(Reuters) – It is too early to tell whether the European Central Bank has initiated a shift towards lower borrowing costs after it cut its benchmark interest rate this week, ECB policymaker Robert Holzmann said on Saturday.
The ECB cut the rate it pays on bank deposits to 3.75% from a record 4.0% on Thursday but held back from promising any more easing after a string of disappointing wage and inflation data in recent weeks.
Holzmann, the head of Austria’s central bank, was the only member of the ECB’s 26-member Governing Council to oppose the rate cut. The bank’s decision had been widely expected after the ECB had telegraphed its intentions ahead of time.
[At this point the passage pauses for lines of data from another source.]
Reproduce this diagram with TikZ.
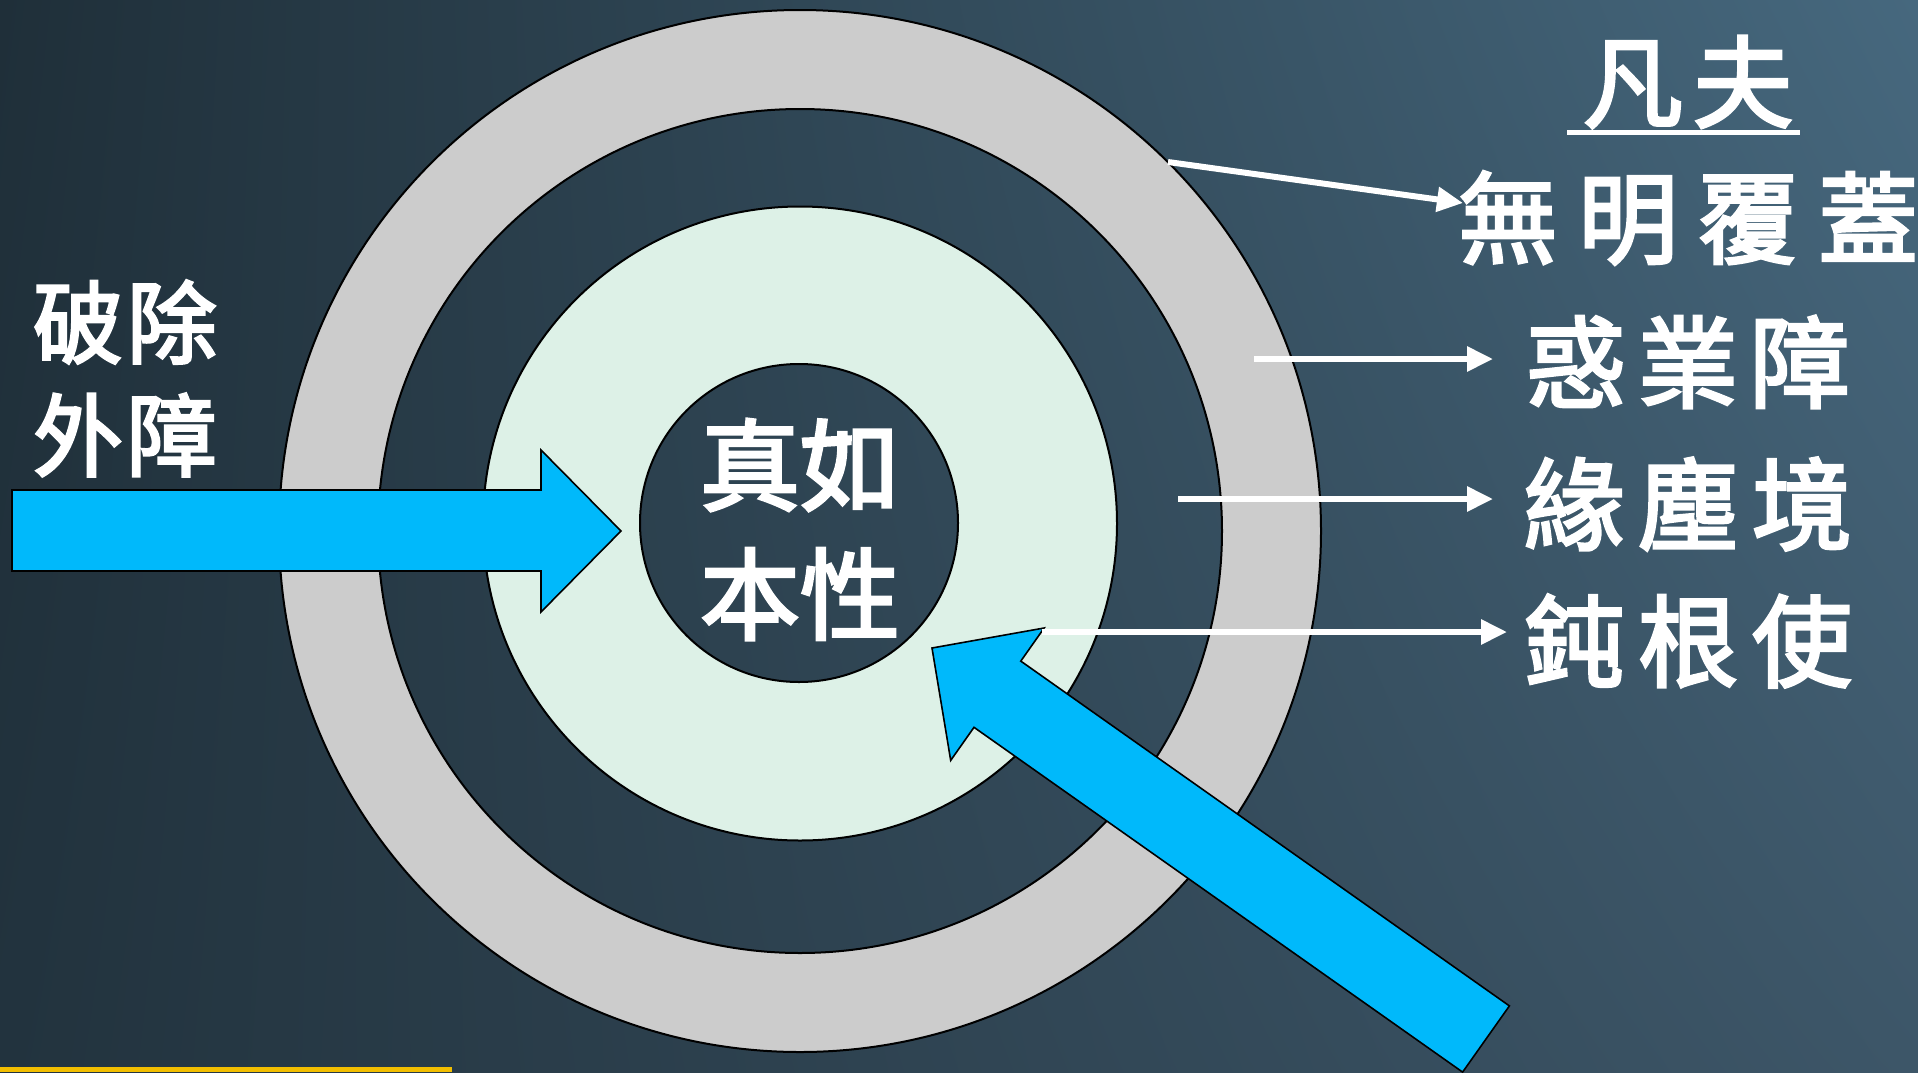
\documentclass[tikz,border=0pt]{standalone}
\usepackage{fontspec}
\newfontfamily\cjk[FakeBold=3]{Noto Sans CJK TC}
\usetikzlibrary{arrows.meta,shadings}
\definecolor{bgUL}{HTML}{1F2F39}
\definecolor{bgUR}{HTML}{46687E}
\definecolor{bgLL}{HTML}{22333E}
\definecolor{bgLR}{HTML}{3D5668}
\definecolor{ringgray}{HTML}{CCCCCC}
\definecolor{paleg}{HTML}{DDF1E7}
\definecolor{skyb}{HTML}{00B9FB}
\definecolor{goldl}{HTML}{F2BE00}
\begin{document}
\begin{tikzpicture}[x=0.5pt,y=-0.5pt,
  lbl/.style={text=white,font=\cjk\fontsize{50pt}{60pt}\selectfont,inner sep=0pt},
  lblsmall/.style={lbl,font=\cjk\fontsize{45pt}{54pt}\selectfont},
  ptr/.style={draw=white,line width=3pt,-{Triangle[length=13pt,width=12pt]}},
  bigarrow/.style={fill=skyb,draw=black,line width=0.8pt,line join=miter},
  ringline/.style={draw=black,line width=1pt}]
\useasboundingbox (0,0) rectangle (1918,1072);
% background
\shade[upper left=bgUL,upper right=bgUR,lower left=bgLL,lower right=bgLR] (0,0) rectangle (1918,1072);
\fill[goldl] (0,1067) rectangle (452,1072);
% rings
\fill[ringgray,even odd rule] (800,531) circle[radius=260.5pt] (800,531) circle[radius=211pt];
\fill[paleg,even odd rule] (800,523.5) circle[radius=158.5pt] (799,523) circle[radius=79.5pt];
\draw[ringline] (800,531) circle[radius=260.5pt];
\draw[ringline] (800,531) circle[radius=211pt];
\draw[ringline] (800,523.5) circle[radius=158.5pt];
\draw[ringline] (799,523) circle[radius=79.5pt];
% left big arrow
\draw[bigarrow] (12,490) -- (541,490) -- (541,450) -- (621,531) -- (541,612) -- (541,571) -- (12,571) -- cycle;
% diagonal big arrow
\draw[bigarrow] (932,648) -- (1044.1,628.0) -- (1020.8,661.1) -- (1509.4,1005.9) -- (1462.6,1072.1) -- (974.0,727.3) -- (950.7,760.4) -- cycle;
% labels
\node[lbl] (fanfu) at (1688,82) {凡\hspace{5pt}夫};
\draw[white,line width=2.5pt] (1567,132) -- (1800,132);
\node[lbl] (wuming) at (1688,218) {無\hspace{10pt}明\hspace{10pt}覆\hspace{10pt}蓋};
\node[lbl] (huoye) at (1688,362) {惑\hspace{6pt}業\hspace{6pt}障};
\node[lbl] (yuanchen) at (1688,504) {緣\hspace{7pt}塵\hspace{7pt}境};
\node[lbl] (dungen) at (1688,641) {鈍\hspace{7pt}根\hspace{7pt}使};
\node[lblsmall] (pochu) at (125,322) {破\hspace{2pt}除};
\node[lblsmall] (waizhang) at (125,435) {外\hspace{2pt}障};
\node[lbl] (zhenru) at (800,465) {真如};
\node[lbl] (benxing) at (800,594) {本性};
% pointers
\coordinate (s1) at (1168,162);
\coordinate (t1) at (1463,203);
\coordinate (s2) at (1254,359);
\coordinate (t2) at (1493,359);
\coordinate (s3) at (1178,499);
\coordinate (t3) at (1493,499);
\coordinate (s4) at (1042,632);
\coordinate (t4) at (1507,632);
\draw[ptr] (s1) -- (t1);
\draw[ptr] (s2) -- (t2);
\draw[ptr] (s3) -- (t3);
\draw[ptr] (s4) -- (t4);
\end{tikzpicture}
\end{document}
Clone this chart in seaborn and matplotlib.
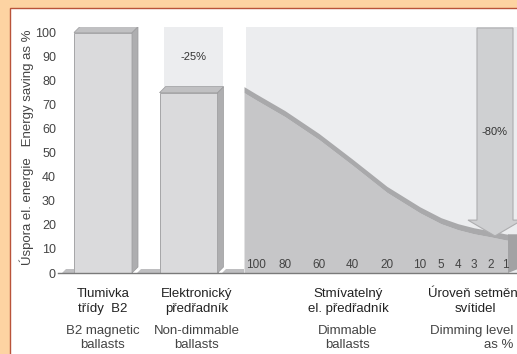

Going forward, the bank would be looking to avoid putting itself in any sort of bind, Holzmann told Austrian radio.
When asked whether the rate cut marked a shift towards lower borrowing costs, or was a step that did not commit the bank toward a particular direction, Holzmann was cautious.
“I think it’s a step in the right direction,” he said. “I hope – I don’t know – that there won’t be a need to raise rates again,” he added, saying future decisions would depend on data.
Among factors to consider would be the rate differential between the ECB and its U.S. counterpart, the Federal Reserve, Holzmann said in the interview.
If, as U.S. policymakers have intimated they would this year, the Fed does not cut rates three times, that would affect exchange rates to the euro’s detriment against the dollar, which could fan inflation in the single currency area, he noted.
The ECB could only declare victory on inflation once it had eased to the bank’s target of 2%, he said.
“We hope we’ll be there in 2026,” Holzmann said. “That’s what the models predict. And that’s all based on the assumption that there are no further shocks.”
Euro zone annual inflation accelerated to 2.6% in May from 2.4% in April, according to a flash estimate.